Spatial patterns and temporal trends of trace elements in mosses from 1990 to 2020 in Germany

Abstract

Abstract Background The accumulation of trace elements in mosses is used as an indirect measure of atmospheric deposition and an important complement to the techniques used to monitor the Geneva Air Pollution Convention. The aim of this paper is to quantify and map temporal and spatial trends of metal enrichment in mosses collected in Germany in 1990, 1995, 2000, 2005, 2015 and 2020. Collection and chemical analysis of the moss samples were carried out according to international guidelines. Results The analysis shows that since 1990, the median concentrations of As, Cd, Cu, Ni, Pb and Sb in the mosses have been decreasing significantly, with the with the highest decline of Pb (− 86%). This trend reversed in 2000 and 2005 and between 2015 and 2020 by increases in the concentrations of some trace elements. In the 2000 Moss Survey, higher concentrations were measured for Cd, Cu, Ni and Sb than in 2015, ranging from + 26% (Cu) to + 165% (Ni). For As and Pb, no significant changes can be observed in 2020 compared to 2015. The increase in metal concentrations in the mosses over the last five years does not correspond to the corresponding trends in reported metal emissions in Germany (2015–2020).
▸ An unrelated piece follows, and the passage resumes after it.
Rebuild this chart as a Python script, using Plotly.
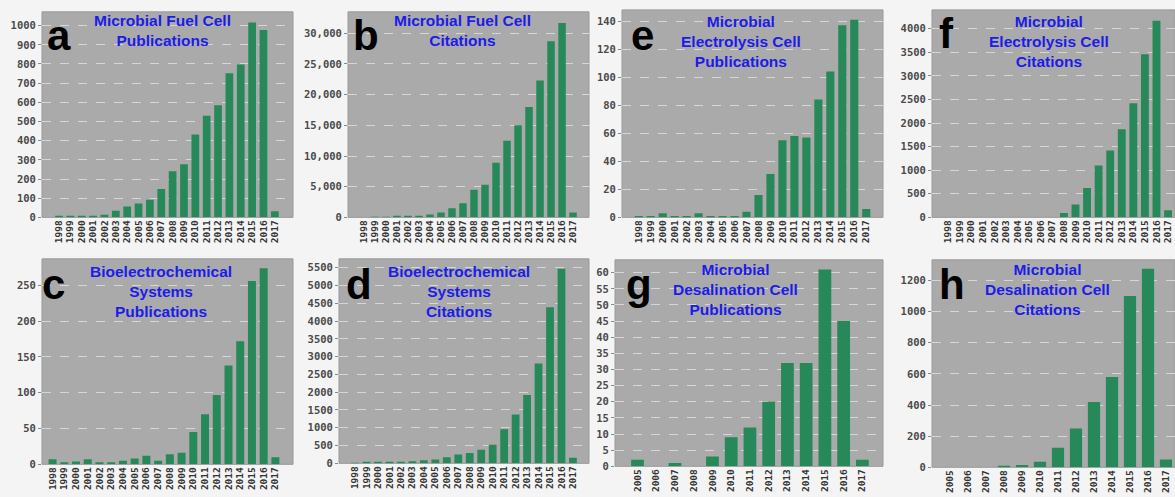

In contrast, the long-term trends of the As, Cd, Cu, Ni and Pb concentrations measured in the mosses showed good overall correspondence with the emission trends in Germany (1990–2020). The long-term trends of the moss data are mostly weaker than those of the emission data. The spatial patterns of the temporal trends were mapped and discussed for As, Cd, Cu, Ni, Pb and Sb. Conclusions The study shows that for valid monitoring of atmospheric deposition, it is not enough to consider only emission data or the modelled deposition derived from these data. In this respect, the study provides one of many necessary contributions to the discussion on the extent to which analytes of current monitoring programmes are still relevant and up-to-date and whether there are new substances that are also relevant or even more relevant than existing analytes and to what extent this should be taken into account in designing future environmental monitoring.